I really like this!  It sums up that which I have always felt, but not put into words.  I would much-prefer being considered a voyager as opposed to a cruiser.  I see far too many people that constantly toil with their 401k or their retirement investments so that they can continue most of their land-locked lives once on their boats.  This is not how I want to live when I cast off the dock lines for the last time.  I want an existence that is more in lines with how Kenneth Neumeyer wrote about in Sailing the Farm.  An existence where you live as much as you can off the sea and off what you can harvest and grow there.  Sailing much as our ancestors sailed and living much as they did.  To see how some want to budget $3000 to $4000 a month for their cruising lifestyle seems opposed to the whole idea of living on a sailboat.  To each their own, and I guess if you want to be a “cruiser” then you may need that sort of budget.  Even $1500 seems extravagant to me.  Besides, this is a really bad time to have investments in anything that is not tangible.  The stock market is really volatile.  Even when you hear the “experts” say that it is going up, it is mostly inflation that has devalued the dollar that makes it appear to have gone up.  Then when you remember that the last crash of the stock market almost seemed orchestrated, you realize how little control you have over your wealth if you allow it to become embroiled in anything that is controlled by the banking cartels.

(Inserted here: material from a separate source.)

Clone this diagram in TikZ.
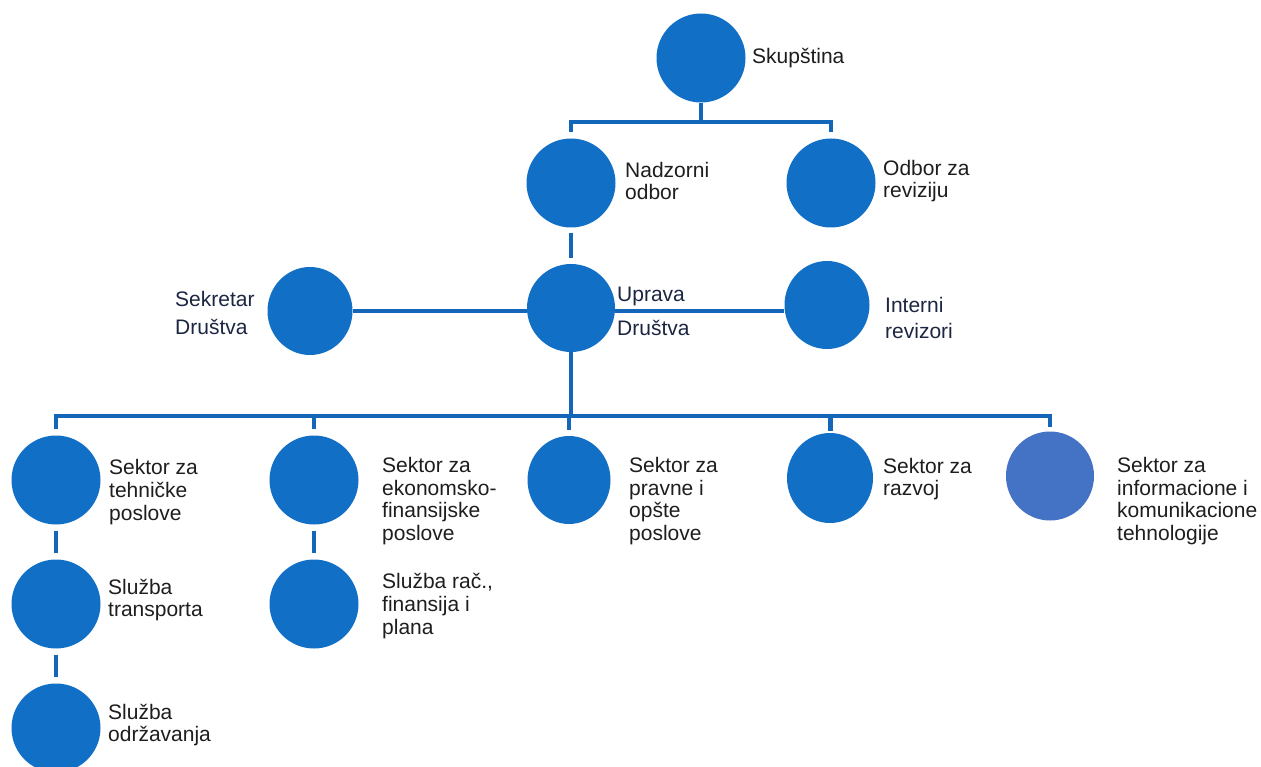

Our plans will include about $500 a month for expenses.  We do all our own maintenance, which I have leaned to do from life and owning three sailboats.  Not that we couldn’t afford to have someone else do the work – we could.  The wife is an attorney and I am a semi-retired engineer that runs her office.  We do everything ourselves because we want to be self-reliant.  I have far too much pride to pay someone else to work on my boat when I can do it myself.

I guess it’s all in how you want to retire.  If one man wishes to marina hop up and down the coasts, then good for him.  Our dream includes sailing across oceans and visiting islands where you have to drop an anchor because there is no marina.  Islands where you might be one of the only people there, or where you can meet the natives and briefly become a part of their community before sailing off to a new place.  It’s been done and is being done all the time.  Many people out there are sailing and living off the sea, and finding new friends all over.  I recently read somewhere that “you can’t spend a dime crossing an ocean“.  As it is, you will only be able to spend money when you are in port.  If you have to restock provisions or buy parts to repair something broken then you will have to spend.  Otherwise the costs of sailing from here to there are zero.